The Michigan Land Use Institute conducted a formal review of the Science Board’s recommendations in order to evaluate the state’s progress. As a result of its review, the Institute concluded that both the DEQ and the DNR are avoiding carrying out the Science Board’s most important recommendations:

  1. The Science Board called on the DNR to restrict mineral leasing and energy development to areas where wells, pipelines, and service roads already exist. The agency has not issued a formal order to carry out the recommendation.
  2. A process to conduct comprehensive inventories of environmental features and existing uses of land in areas proposed for drilling has not been established, nor do either the DEQ or the DNR appear eager to initiate such a program.
  3. The state has not prepared careful energy development plans to avoid land use conflicts industrial development may cause in environmentally sensitive regions or in areas used for recreation and tourism.
  4. There has been no effort by the state to invite key stakeholders — citizens, property owners, elected leaders, conservation groups — to participate in the planning and oversight of oil and gas development, as the Science Board strongly recommended.


1. Establishing a process for conducting comprehensive coastal zone inventories

  • The Science Board report states: "The Panel recommends that comprehensive coastal zone environmental inventories be compiled for both Lake Michigan and Lake Huron in order to clearly identify and evaluate, at a minimum, areas that are already impacted with oil and gas development, areas where leases could not be issued for future development, and areas where directional drilling development leases could be allowed provided that such development could be documented as to cause only minimal and mitigable environmental impacts and conflicts to the shoreline."
  • The joint DEQ/DNR press release said: "Inventories currently exist for sensitive environmental features of concern. This includes critical dunes, endangered species habitats, archeological sites, high risk erosion areas, critical fish and wildlife habitat areas, coastal wetlands, and flood-prone areas."
  • Institute assessment: The state’s inventories are not being used effectively as tools to guide energy development along the coast. Moreover, the internal decision-making process is hard for the public to review, yet remains open to the oil and gas industry.
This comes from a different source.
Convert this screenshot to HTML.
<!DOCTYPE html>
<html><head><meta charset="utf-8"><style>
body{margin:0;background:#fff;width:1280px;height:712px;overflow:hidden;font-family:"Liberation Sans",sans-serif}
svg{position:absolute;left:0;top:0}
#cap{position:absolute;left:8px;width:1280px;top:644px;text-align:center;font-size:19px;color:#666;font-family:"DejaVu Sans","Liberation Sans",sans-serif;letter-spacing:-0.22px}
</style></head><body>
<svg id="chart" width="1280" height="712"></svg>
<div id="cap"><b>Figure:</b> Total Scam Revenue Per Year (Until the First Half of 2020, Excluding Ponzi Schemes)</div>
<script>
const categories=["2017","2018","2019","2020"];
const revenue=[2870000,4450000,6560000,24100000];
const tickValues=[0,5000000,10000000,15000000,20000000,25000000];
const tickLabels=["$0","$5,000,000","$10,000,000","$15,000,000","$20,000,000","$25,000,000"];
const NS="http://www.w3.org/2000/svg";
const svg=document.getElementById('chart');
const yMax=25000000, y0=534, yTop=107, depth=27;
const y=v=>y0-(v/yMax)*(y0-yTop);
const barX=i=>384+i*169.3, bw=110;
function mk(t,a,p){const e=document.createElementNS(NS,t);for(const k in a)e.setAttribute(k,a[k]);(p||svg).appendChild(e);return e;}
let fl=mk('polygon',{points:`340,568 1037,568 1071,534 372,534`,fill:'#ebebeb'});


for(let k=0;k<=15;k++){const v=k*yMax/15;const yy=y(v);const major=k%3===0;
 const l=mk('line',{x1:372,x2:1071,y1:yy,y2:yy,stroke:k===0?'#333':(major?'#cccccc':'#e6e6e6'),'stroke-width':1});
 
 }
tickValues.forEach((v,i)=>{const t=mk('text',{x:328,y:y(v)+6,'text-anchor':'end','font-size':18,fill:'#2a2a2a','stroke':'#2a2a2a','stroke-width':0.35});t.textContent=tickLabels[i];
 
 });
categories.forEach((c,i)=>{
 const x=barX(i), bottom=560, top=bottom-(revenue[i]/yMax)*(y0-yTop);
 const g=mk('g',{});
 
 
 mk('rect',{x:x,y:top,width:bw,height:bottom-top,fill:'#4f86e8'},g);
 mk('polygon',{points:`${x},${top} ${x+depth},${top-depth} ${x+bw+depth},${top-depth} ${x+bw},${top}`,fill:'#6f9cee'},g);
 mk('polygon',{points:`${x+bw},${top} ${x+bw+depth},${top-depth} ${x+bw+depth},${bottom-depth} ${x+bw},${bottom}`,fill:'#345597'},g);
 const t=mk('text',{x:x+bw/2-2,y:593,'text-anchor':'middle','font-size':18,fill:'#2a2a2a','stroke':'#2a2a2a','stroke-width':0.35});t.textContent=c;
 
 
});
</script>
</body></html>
2. Preparing careful energy development plans

  • The Science Board report said: "While technology and science can certainly help to lessen the impacts and even resolve several of the conflicts that may appear, most of these types of issues will require comprehensive environmental planning, communication between all stakeholders, and compromise in order to be resolved." The panel added the comprehensive planning and environmental inventories "should be considered a prerequisite before leasing any of the Great Lakes’ bottomlands."
  • The DEQ/DNR press release said: An "environmental impact assessment already is required in the permitting process," and could be expanded by adding the requirement to coastal mineral leases.
  • Institute assessment: The DEQ/DNR environmental impact assessment is wholly inadequate for determining environmental risks and land use conflicts from coastal energy development. The so-called "assessment" is essentially a standard form filled out by industry staffers and rubber-stamped by state personnel. Moreover, piecemeal environmental assessments do not equal one comprehensive energy development plan that evaluates the cumulative environmental effects and the potential land use conflicts.

3. Public Participation

  • The Science Board report said: "Most of the environmental conflicts could be more readily resolved and the Great Lakes’ aquatic and shoreline environments better protected if the lease agreement required an aggressive environmental impact assessment and stakeholder participation prior to the lease sale."
  • The DEQ/DNR press release said: "The DNR will implement a 30-day public notice and comment period prior to issuing any bottomland leases. Bottomland leases will be noticed on the NRC agenda and all public comments will be taken into consideration prior to granting or rejecting a lease."
  • Institute assessment: The DNR and the DEQ are seeking to maintain the status quo, which is to formulate the policy, float it out for public comment, and then dig in and defend poor decisions. This is utterly inadequate. It is the just the sort of impoverished governing vision that has caused both agencies to lose credibility, and has disrupted the industry’s ability to conduct orderly energy development in Michigan. Meaningful public involvement is just that, a process by which citizens, local government officials, and other interested parties actively participate in the planning process. This is what the Science Board itself meant by full "stakeholder participation."